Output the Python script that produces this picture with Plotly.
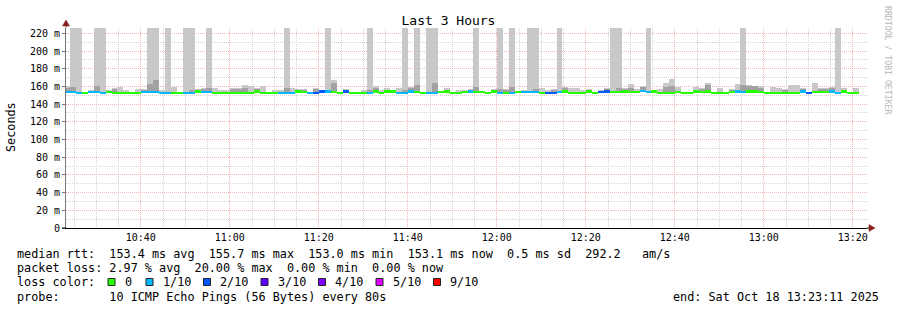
import numpy as np
import pandas as pd
import plotly.graph_objects as go

# ---------------- data ----------------
TITLE = "Last 3 Hours"
Y_LABEL = "Seconds"
FIRST_STEP = "2025-10-18 10:22:45"   # start of first (partial) 80 s step
STEP_SECONDS = 80
RANGE_START = "2025-10-18 10:23:11"
RANGE_END = "2025-10-18 13:23:11"

# smoke top (light), smoke top (dark), median rtt (ms), lost pings of 10
SMOKE_HI = [160, 240, 240, None, 156.5, 240, 240, 156.5, 158.6, 159.5,
            155.5, None, 157.0, 157.0, 240, 240, 156.0, 240, 159.8, None,
            240, 240, 157.0, 158.6, 240, 158.0, 156.0, 156.0, 157.9, 158.6,
            161.7, 161.0, 157.9, 160.6, None, 156.0, 156.5, 240, 158.6, 157.1,
            157.1, None, 158.0, None, 240, 167.3, None, 157.1, None, None,
            155.5, 240, 160.6, 156.0, 158.6, None, 158.6, 240, 159.8, 240,
            None, 240, 240, None, 158.6, None, 156.0, 156.0, 157.1, 240,
            None, None, 157.1, 240, 157.1, 240, None, 156.0, 240, 240,
            158.6, 156.0, 157.1, 240, 159.8, 157.9, 157.9, 156.0, 157.1, None,
            156.0, 157.9, 240, 240, 158.6, 162.5, 157.1, 160.6, 240, None,
            157.1, 163.6, 168.4, 159.8, None, None, 159.8, 157.9, 163.6, None,
            157.9, None, 157.1, 162.5, 240, 161.7, 160.6, 160.6, None, 159.8,
            157.9, 157.1, 161.7, 161.7, 157.9, None, 163.6, 157.9, 157.9, 159.8,
            240, 157.9, None, 157.9]
SMOKE_MID = [158, 159, None, None, None, 160, None, None, 157.5, None,
             None, None, None, 156.5, 163.0, 167.3, None, None, None, None,
             None, 156.0, None, 157.0, 158.6, None, None, None, 157.0, 157.5,
             158.0, None, 157.2, None, None, None, None, 157.9, None, 156.5,
             156.5, None, 157.0, None, None, 163.6, None, None, None, None,
             None, 156.0, 158.0, None, None, None, None, 156.0, 158.0, 161.7,
             None, None, 163.6, None, None, None, None, None, 156.5, 159.8,
             None, None, None, 157.1, 156.5, 159.8, None, None, None, 157.1,
             None, None, 156.5, None, 158.6, None, None, None, 156.5, None,
             None, 157.0, None, 158.6, 157.5, 158.0, None, 159.0, None, None,
             None, 159.8, 160.0, None, None, None, None, 157.0, 162.0, None,
             None, None, 156.5, None, 161.7, 160.0, 160.0, 158.0, None, None,
             None, 156.5, None, None, 157.0, None, None, 157.0, 157.0, 158.6,
             None, None, None, None]
MEDIAN = [153.7, 153.5, 152.8, 153.0, 153.2, 153.5, 152.8, 154.0, 153.0, 153.0,
          153.0, 153.0, 153.0, 153.5, 153.3, 153.3, 153.0, 153.0, 153.0, 153.0,
          153.0, 153.0, 154.2, 153.5, 153.5, 153.0, 153.0, 153.0, 153.0, 153.0,
          153.0, 153.0, 154.2, 153.0, 152.4, 153.0, 153.0, 153.0, 153.0, 154.2,
          154.0, 153.0, 153.0, 154.2, 154.2, 153.5, 153.0, 154.2, 153.0, 153.0,
          153.0, 153.0, 154.2, 153.0, 154.2, 154.2, 153.0, 153.0, 154.2, 153.7,
          153.0, 153.0, 153.0, 153.7, 154.2, 153.0, 153.0, 153.5, 154.2, 153.7,
          153.7, 152.4, 154.2, 152.6, 153.0, 153.0, 153.7, 153.7, 153.7, 153.7,
          153.0, 152.4, 153.0, 153.7, 154.2, 153.0, 153.0, 153.0, 154.2, 153.0,
          153.7, 154.2, 153.7, 153.7, 154.2, 154.0, 153.3, 154.5, 153.7, 154.2,
          153.0, 153.0, 153.0, 153.7, 153.0, 153.0, 154.2, 153.7, 154.2, 153.0,
          153.0, 153.0, 153.7, 154.2, 154.0, 154.2, 154.2, 153.5, 153.0, 153.0,
          153.0, 153.0, 153.0, 153.0, 154.2, 153.0, 153.7, 153.5, 153.5, 154.2,
          153.0, 154.2, 153.0, 153.0]
LOSS = [1, 1, 1, 0, 1, 1, 1, 0, 0, 0,
        0, 0, 0, 1, 1, 1, 1, 1, 0, 0,
        1, 1, 0, 1, 1, 0, 0, 0, 0, 0,
        0, 0, 0, 0, 0, 0, 1, 1, 1, 0,
        0, 1, 2, 2, 1, 0, 0, 2, 0, 0,
        0, 1, 0, 0, 0, 0, 1, 1, 1, 0,
        0, 1, 1, 0, 0, 0, 0, 0, 1, 0,
        0, 0, 0, 1, 0, 1, 0, 1, 1, 1,
        0, 2, 2, 1, 0, 0, 0, 0, 0, 0,
        2, 2, 0, 0, 0, 0, 0, 1, 1, 0,
        0, 0, 0, 0, 0, 0, 0, 0, 0, 0,
        0, 0, 0, 1, 1, 0, 0, 0, 0, 0,
        0, 0, 0, 0, 1, 2, 0, 0, 0, 1,
        1, 0, 0, 0]

LOSS_LABELS = ["0", "1/10", "2/10", "3/10", "4/10", "5/10", "9/10"]
LOSS_COLORS = ["#26ff00", "#00b8ff", "#0059ff", "#5e00ff", "#7e00ff", "#dd00ff", "#ff0000"]
LOSS_STEPS = [0, 1, 2, 3, 4, 5, 9]

Y_TICKS = [0, 20, 40, 60, 80, 100, 120, 140, 160, 180, 200, 220]
Y_TICK_TEXT = ["0", "20 m", "40 m", "60 m", "80 m", "100 m", "120 m", "140 m",
               "160 m", "180 m", "200 m", "220 m"]

LINE_MEDIAN = "median rtt:  153.4 ms avg  155.7 ms max  153.0 ms min  153.1 ms now  0.5 ms sd  292.2   am/s"
LINE_LOSS = "packet loss: 2.97 % avg  20.00 % max  0.00 % min  0.00 % now"
LINE_COLOR = "loss color:"
LINE_PROBE = "probe:       10 ICMP Echo Pings (56 Bytes) every 80s"
LINE_END = "end: Sat Oct 18 13:23:11 2025"
WATERMARK = "RRDTOOL / TOBI OETIKER"

# ---------------- figure ----------------
W, H = 897, 310
L, R, T, B = 66, 30, 28, 82
PW, PH = W - L - R, H - T - B
MONO = "DejaVu Sans Mono"
MED_THICK = 2.4

n = len(MEDIAN)
t = pd.Timestamp(FIRST_STEP) + pd.to_timedelta(np.arange(n) * STEP_SECONDS + STEP_SECONDS / 2, unit="s")
width_ms = STEP_SECONDS * 1000

med = np.array(MEDIAN, dtype=float)
base = med - MED_THICK / 2


def heights(tops):
    return [None if v is None else v - b for v, b in zip(tops, base)]


def loss_color(k):
    for step, col in zip(LOSS_STEPS, LOSS_COLORS):
        if k <= step:
            return col
    return LOSS_COLORS[-1]


fig = go.Figure()
fig.add_trace(go.Bar(x=t, y=heights(SMOKE_HI), base=base, width=width_ms,
                     marker=dict(color="#c8c8c8", line=dict(width=0)), hoverinfo="skip"))
fig.add_trace(go.Bar(x=t, y=heights(SMOKE_MID), base=base, width=width_ms,
                     marker=dict(color="#a2a2a2", line=dict(width=0)), hoverinfo="skip"))
fig.add_trace(go.Bar(x=t, y=[MED_THICK] * n, base=base, width=width_ms,
                     marker=dict(color=[loss_color(k) for k in LOSS], line=dict(width=0)),
                     hoverinfo="skip"))

grid_major = "#f6b4b4"
grid_minor = "#d4d4d4"

fig.update_layout(
    width=W, height=H, margin=dict(l=L, r=R, t=T, b=B),
    paper_bgcolor="white", plot_bgcolor="white",
    barmode="overlay", bargap=0, showlegend=False,
    title=dict(text=TITLE, x=0.5, xanchor="center", y=1 - 20 / H, yanchor="middle",
               font=dict(family=MONO, size=13, color="#000")),
    xaxis=dict(type="date", range=[RANGE_START, RANGE_END],
               tick0="2025-10-18 00:00:00", dtick=20 * 60 * 1000, tickformat="%H:%M",
               showgrid=True, gridcolor=grid_major, griddash="1px,1px", gridwidth=1,
               minor=dict(dtick=5 * 60 * 1000, tick0="2025-10-18 00:00:00", showgrid=True,
                          gridcolor=grid_minor, griddash="1px,1px", gridwidth=1),
               showline=True, linecolor="#000", linewidth=1, zeroline=False,
               ticks="", tickfont=dict(family=MONO, size=10, color="#000"), fixedrange=True),
    yaxis=dict(range=[0, 226], tickvals=Y_TICKS, ticktext=Y_TICK_TEXT,
               showgrid=True, gridcolor=grid_major, griddash="1px,1px", gridwidth=1,
               minor=dict(dtick=10, showgrid=True, gridcolor=grid_minor, griddash="1px,1px", gridwidth=1),
               showline=True, linecolor="#777", linewidth=1, zeroline=False,
               ticks="outside", ticklen=3, tickcolor="#777",
               tickfont=dict(family=MONO, size=10, color="#000"), fixedrange=True),
)


def px_x(p):
    return (p - L) / PW


def px_y(p):
    return (T + PH - p) / PH


def nb(s):
    return s.replace(" ", "\u00a0")


FS = 11.8
ann = []
ann.append(dict(x=px_x(11), y=px_y(127), xref="paper", yref="paper", text=Y_LABEL, textangle=-90,
                showarrow=False, font=dict(family=MONO, size=FS, color="#000"),
                xanchor="center", yanchor="middle"))
for txt, yy in [(LINE_MEDIAN, 254), (LINE_LOSS, 268), (LINE_COLOR, 282), (LINE_PROBE, 296.5)]:
    ann.append(dict(x=px_x(15), y=px_y(yy), xref="paper", yref="paper", text=nb(txt),
                    showarrow=False, font=dict(family=MONO, size=FS, color="#000"),
                    xanchor="left", yanchor="middle"))
ann.append(dict(x=px_x(881), y=px_y(296.5), xref="paper", yref="paper", text=nb(LINE_END),
                showarrow=False, font=dict(family=MONO, size=FS, color="#000"),
                xanchor="right", yanchor="middle"))
ann.append(dict(x=px_x(888), y=px_y(60), xref="paper", yref="paper", text=nb(WATERMARK),
                textangle=90, showarrow=False, font=dict(family=MONO, size=8.2, color="#b8b8b8"),
                xanchor="center", yanchor="middle"))

shapes = []
box_left = [108, 146, 203.5, 261, 318.5, 376, 433.5]
for bx, lab, col in zip(box_left, LOSS_LABELS, LOSS_COLORS):
    shapes.append(dict(type="rect", xref="paper", yref="paper",
                       x0=px_x(bx), x1=px_x(bx + 7), y0=px_y(285.5), y1=px_y(278.5),
                       fillcolor=col, line=dict(color="#222", width=1)))
    ann.append(dict(x=px_x(bx + 14.5), y=px_y(282), xref="paper", yref="paper", text=lab,
                    showarrow=False, font=dict(family=MONO, size=FS, color="#000"),
                    xanchor="left", yanchor="middle"))

# axis arrows
arrow_col = "#8b1c1c"
shapes.append(dict(type="line", xref="paper", yref="paper", x0=0, x1=0, y0=1, y1=px_y(23),
                   line=dict(color="#777", width=1)))
shapes.append(dict(type="path", xref="paper", yref="paper",
                   path=f"M {px_x(66)} {px_y(20)} L {px_x(62.5)} {px_y(26)} L {px_x(69.5)} {px_y(26)} Z",
                   fillcolor=arrow_col, line=dict(color=arrow_col, width=0.5)))
shapes.append(dict(type="line", xref="paper", yref="paper", x0=1, x1=px_x(870), y0=0, y1=0,
                   line=dict(color="#000", width=1)))
shapes.append(dict(type="path", xref="paper", yref="paper",
                   path=f"M {px_x(875)} {px_y(228)} L {px_x(869)} {px_y(224.5)} L {px_x(869)} {px_y(231.5)} Z",
                   fillcolor=arrow_col, line=dict(color=arrow_col, width=0.5)))
shapes.append(dict(type="line", xref="paper", yref="paper", x0=px_x(62), x1=0, y0=0, y1=0,
                   line=dict(color="#000", width=1)))

fig.update_layout(annotations=ann, shapes=shapes)
fig.write_html("out.html", config={"displayModeBar": False})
• • • • • • •
Only the lines from the start of the material through the line containing "import plotly.graph_objects as go" should be transcribed. Pictures stay out.

Output the Python script that produces this picture with Plotly.
import numpy as np
import pandas as pd
import plotly.graph_objects as go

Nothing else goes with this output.